Original paper licensed under CC BY 4.0 (http://creativecommons.org/licenses/by/4.0/). This is an AI-generated explanation of the paper below. It is not written or endorsed by the authors. For technical accuracy, refer to the original paper. Read full disclaimer
Imagine the early universe as a giant, silent orchestra waiting to play. For a long time, physicists have been looking for a specific instrument in this orchestra called the Axion. The Axion is a candidate for "Dark Matter," the invisible stuff that holds galaxies together. But here's the problem: the Axion is so quiet and elusive that we've never heard it play a note.
This paper proposes a new way to "hear" the Axion. The authors suggest that under specific conditions, the Axion doesn't just sit quietly; it starts to scream, and that scream creates two things we can actually detect today: magnetic fields and gravitational waves (ripples in space-time).

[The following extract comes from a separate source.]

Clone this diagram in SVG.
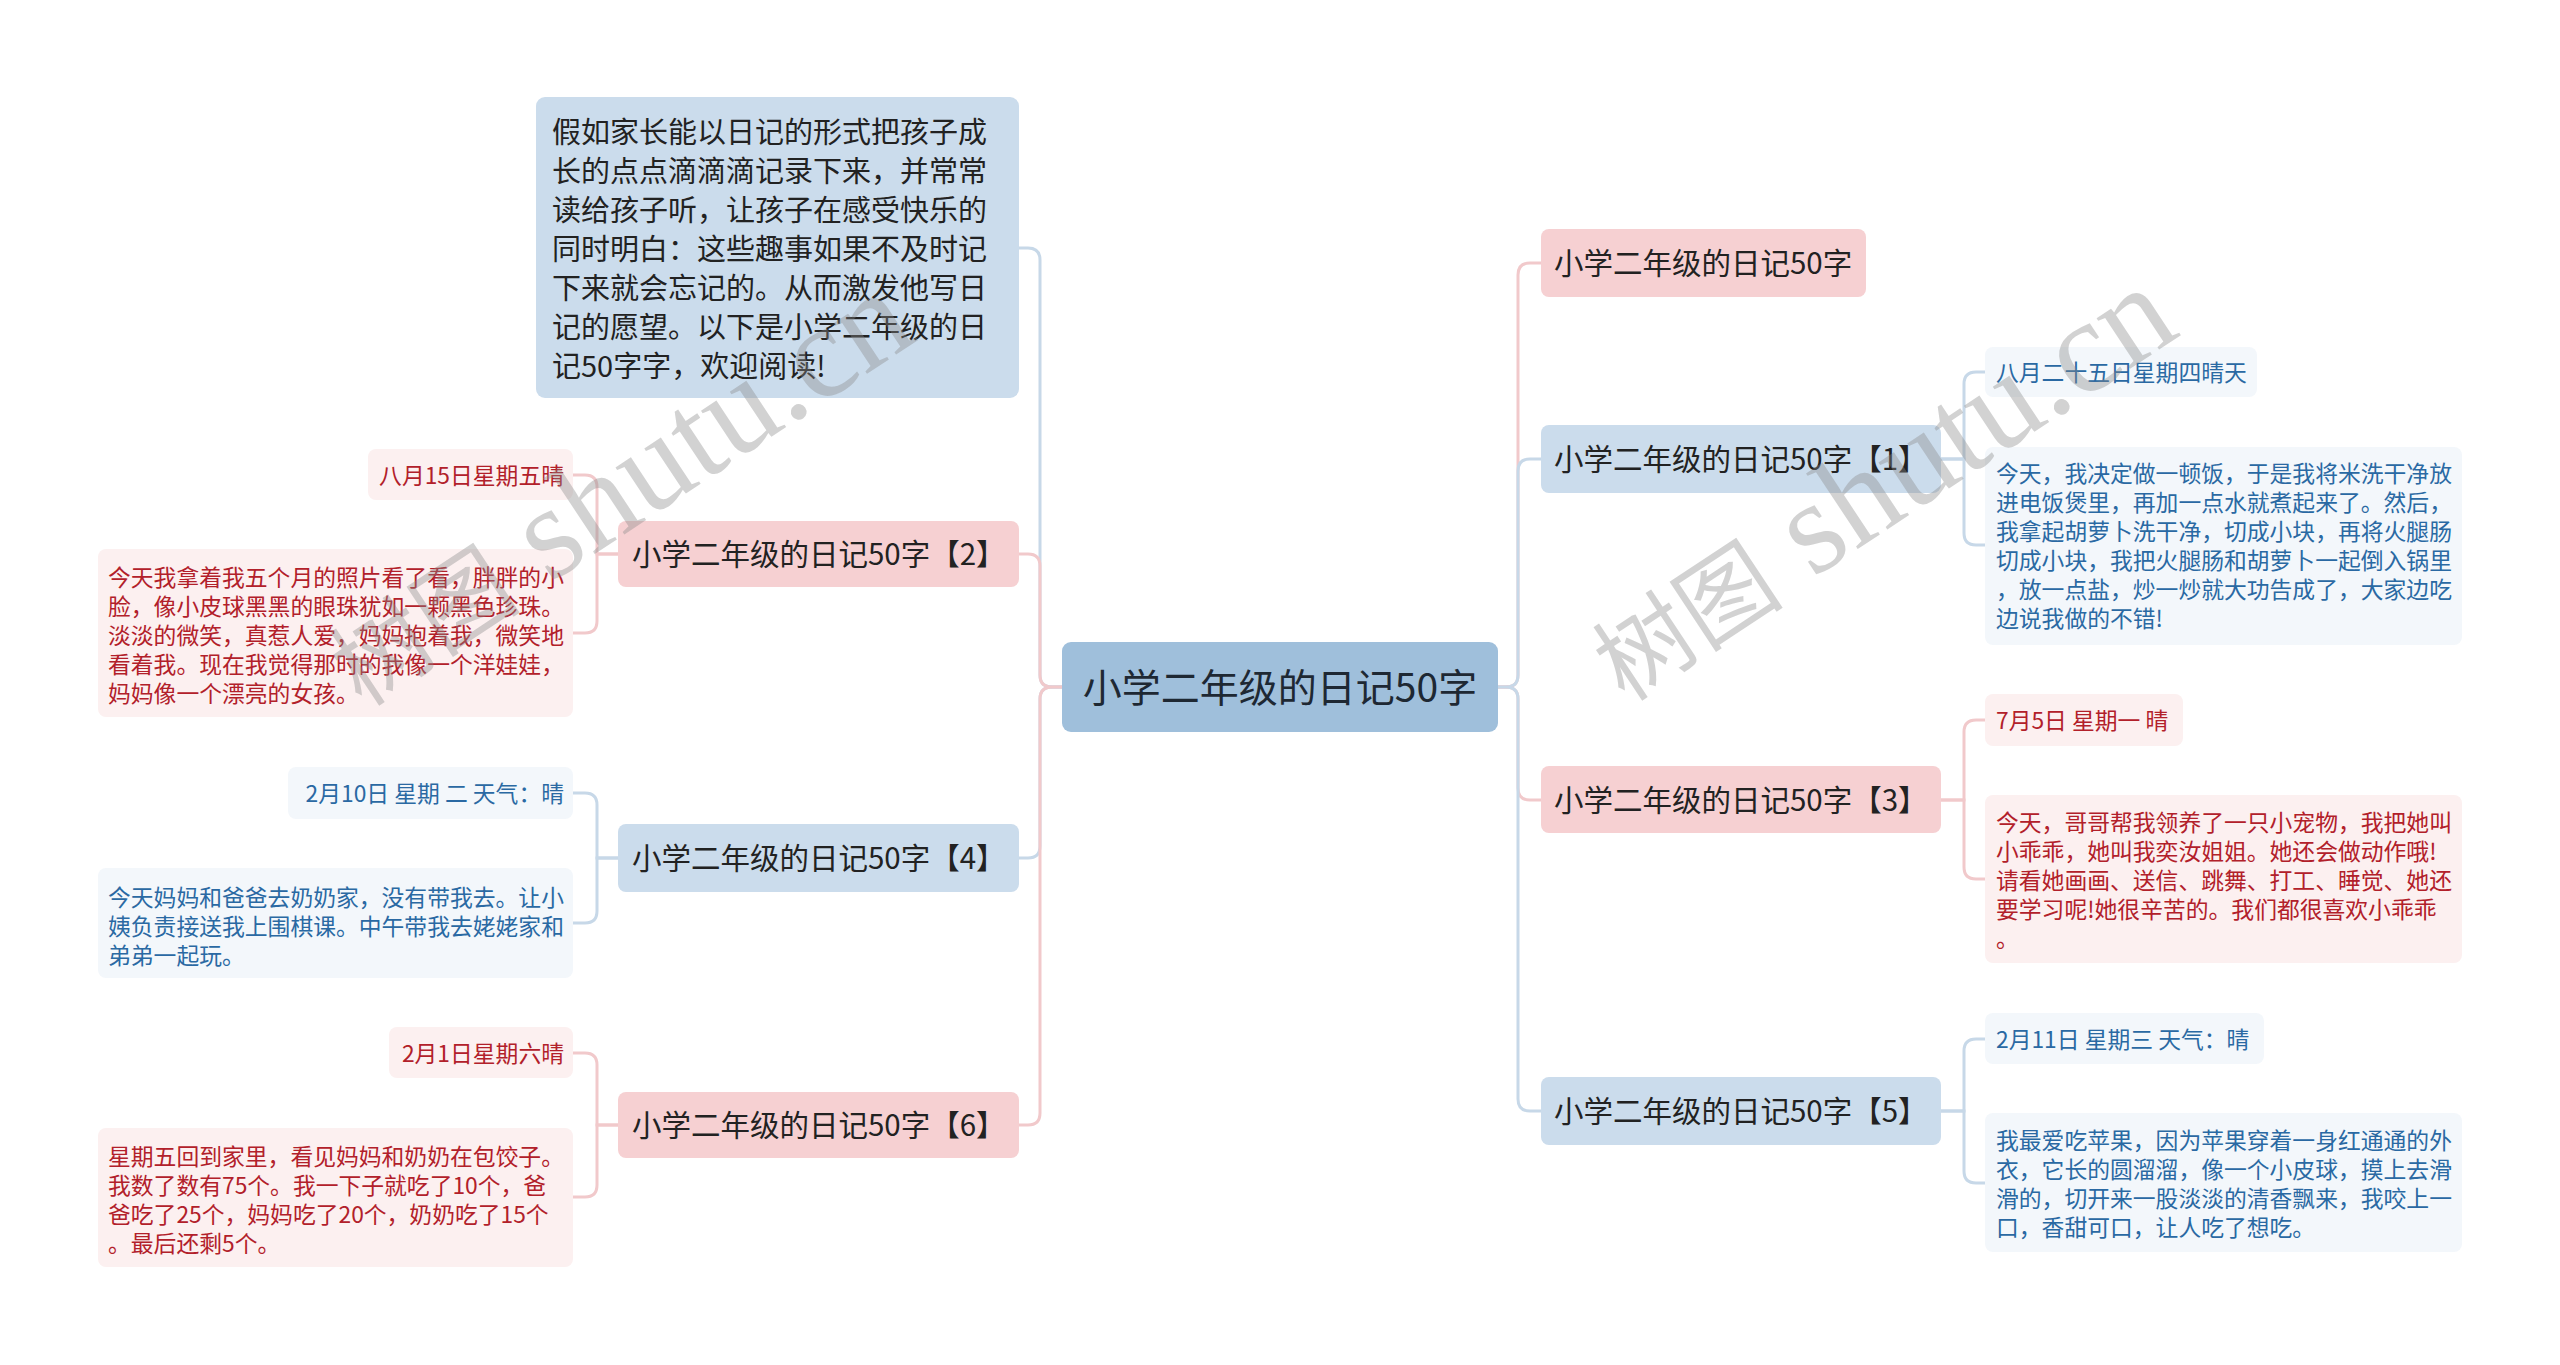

Here is the story of how they think this happens, broken down into simple steps:
1. The "Trapped" Axion (The Coiled Spring)
Usually, scientists think the Axion starts vibrating (oscillating) as soon as the universe cools down enough. But this paper suggests a different scenario called "Trapped Misalignment."
Imagine the Axion is a ball sitting in a valley. Normally, as the universe cools, the valley changes shape, and the ball rolls down to the bottom, starting to wobble back and forth.
In this new idea, the ball gets stuck in a small, temporary dip on the side of the valley. It's trapped! It can't roll down yet. The universe keeps cooling, and the ball sits there, waiting. This creates a period of "supercooling," where the universe gets much colder than it should be for that moment.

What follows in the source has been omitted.